• Set task:
Return all the data below as it stands, minus the pictures.

....................

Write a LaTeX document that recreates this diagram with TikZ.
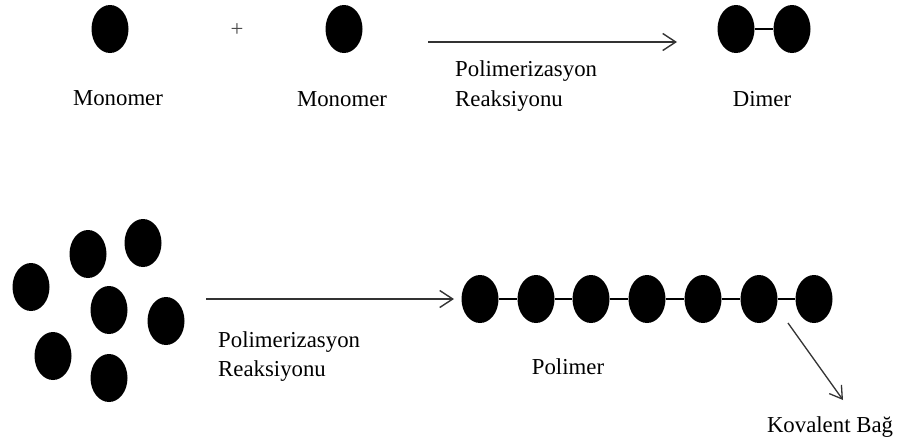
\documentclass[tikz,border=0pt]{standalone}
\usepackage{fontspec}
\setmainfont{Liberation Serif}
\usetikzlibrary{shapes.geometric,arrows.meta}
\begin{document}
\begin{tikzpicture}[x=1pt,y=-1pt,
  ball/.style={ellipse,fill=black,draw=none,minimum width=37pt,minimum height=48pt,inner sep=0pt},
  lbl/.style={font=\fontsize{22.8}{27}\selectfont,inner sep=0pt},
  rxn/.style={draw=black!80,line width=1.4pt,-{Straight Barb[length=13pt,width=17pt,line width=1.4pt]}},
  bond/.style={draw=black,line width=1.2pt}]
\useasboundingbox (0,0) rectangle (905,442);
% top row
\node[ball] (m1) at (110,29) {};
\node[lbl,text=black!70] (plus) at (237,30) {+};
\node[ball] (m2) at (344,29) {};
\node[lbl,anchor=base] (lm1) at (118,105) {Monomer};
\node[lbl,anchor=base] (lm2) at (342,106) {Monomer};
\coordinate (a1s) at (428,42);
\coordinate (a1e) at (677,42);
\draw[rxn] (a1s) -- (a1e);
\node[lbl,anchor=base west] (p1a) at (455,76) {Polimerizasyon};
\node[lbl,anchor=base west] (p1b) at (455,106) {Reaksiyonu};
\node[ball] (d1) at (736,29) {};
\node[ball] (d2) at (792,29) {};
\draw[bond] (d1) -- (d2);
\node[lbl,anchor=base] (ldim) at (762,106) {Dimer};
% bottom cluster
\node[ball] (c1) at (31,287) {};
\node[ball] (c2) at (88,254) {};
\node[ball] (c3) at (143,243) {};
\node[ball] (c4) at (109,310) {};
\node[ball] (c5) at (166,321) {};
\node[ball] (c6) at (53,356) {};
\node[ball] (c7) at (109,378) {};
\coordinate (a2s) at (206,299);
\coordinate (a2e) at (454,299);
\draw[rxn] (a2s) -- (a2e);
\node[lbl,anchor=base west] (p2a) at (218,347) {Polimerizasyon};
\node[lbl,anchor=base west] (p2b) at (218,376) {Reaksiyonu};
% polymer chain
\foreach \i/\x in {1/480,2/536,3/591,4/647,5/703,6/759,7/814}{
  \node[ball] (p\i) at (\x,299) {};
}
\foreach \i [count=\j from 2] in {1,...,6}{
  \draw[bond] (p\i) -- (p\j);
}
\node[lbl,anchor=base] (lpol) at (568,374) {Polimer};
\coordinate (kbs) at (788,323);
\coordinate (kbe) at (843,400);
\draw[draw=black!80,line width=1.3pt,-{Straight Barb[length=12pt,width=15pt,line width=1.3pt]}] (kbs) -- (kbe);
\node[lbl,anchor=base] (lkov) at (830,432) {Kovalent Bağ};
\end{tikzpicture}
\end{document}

....................

• Answer to the task:
Write a LaTeX document that recreates this diagram with TikZ.
\documentclass[tikz,border=0pt]{standalone}
\usepackage{fontspec}
\setmainfont{Liberation Serif}
\usetikzlibrary{shapes.geometric,arrows.meta}
\begin{document}
\begin{tikzpicture}[x=1pt,y=-1pt,
  ball/.style={ellipse,fill=black,draw=none,minimum width=37pt,minimum height=48pt,inner sep=0pt},
  lbl/.style={font=\fontsize{22.8}{27}\selectfont,inner sep=0pt},
  rxn/.style={draw=black!80,line width=1.4pt,-{Straight Barb[length=13pt,width=17pt,line width=1.4pt]}},
  bond/.style={draw=black,line width=1.2pt}]
\useasboundingbox (0,0) rectangle (905,442);
% top row
\node[ball] (m1) at (110,29) {};
\node[lbl,text=black!70] (plus) at (237,30) {+};
\node[ball] (m2) at (344,29) {};
\node[lbl,anchor=base] (lm1) at (118,105) {Monomer};
\node[lbl,anchor=base] (lm2) at (342,106) {Monomer};
\coordinate (a1s) at (428,42);
\coordinate (a1e) at (677,42);
\draw[rxn] (a1s) -- (a1e);
\node[lbl,anchor=base west] (p1a) at (455,76) {Polimerizasyon};
\node[lbl,anchor=base west] (p1b) at (455,106) {Reaksiyonu};
\node[ball] (d1) at (736,29) {};
\node[ball] (d2) at (792,29) {};
\draw[bond] (d1) -- (d2);
\node[lbl,anchor=base] (ldim) at (762,106) {Dimer};
% bottom cluster
\node[ball] (c1) at (31,287) {};
\node[ball] (c2) at (88,254) {};
\node[ball] (c3) at (143,243) {};
\node[ball] (c4) at (109,310) {};
\node[ball] (c5) at (166,321) {};
\node[ball] (c6) at (53,356) {};
\node[ball] (c7) at (109,378) {};
\coordinate (a2s) at (206,299);
\coordinate (a2e) at (454,299);
\draw[rxn] (a2s) -- (a2e);
\node[lbl,anchor=base west] (p2a) at (218,347) {Polimerizasyon};
\node[lbl,anchor=base west] (p2b) at (218,376) {Reaksiyonu};
% polymer chain
\foreach \i/\x in {1/480,2/536,3/591,4/647,5/703,6/759,7/814}{
  \node[ball] (p\i) at (\x,299) {};
}
\foreach \i [count=\j from 2] in {1,...,6}{
  \draw[bond] (p\i) -- (p\j);
}
\node[lbl,anchor=base] (lpol) at (568,374) {Polimer};
\coordinate (kbs) at (788,323);
\coordinate (kbe) at (843,400);
\draw[draw=black!80,line width=1.3pt,-{Straight Barb[length=12pt,width=15pt,line width=1.3pt]}] (kbs) -- (kbe);
\node[lbl,anchor=base] (lkov) at (830,432) {Kovalent Bağ};
\end{tikzpicture}
\end{document}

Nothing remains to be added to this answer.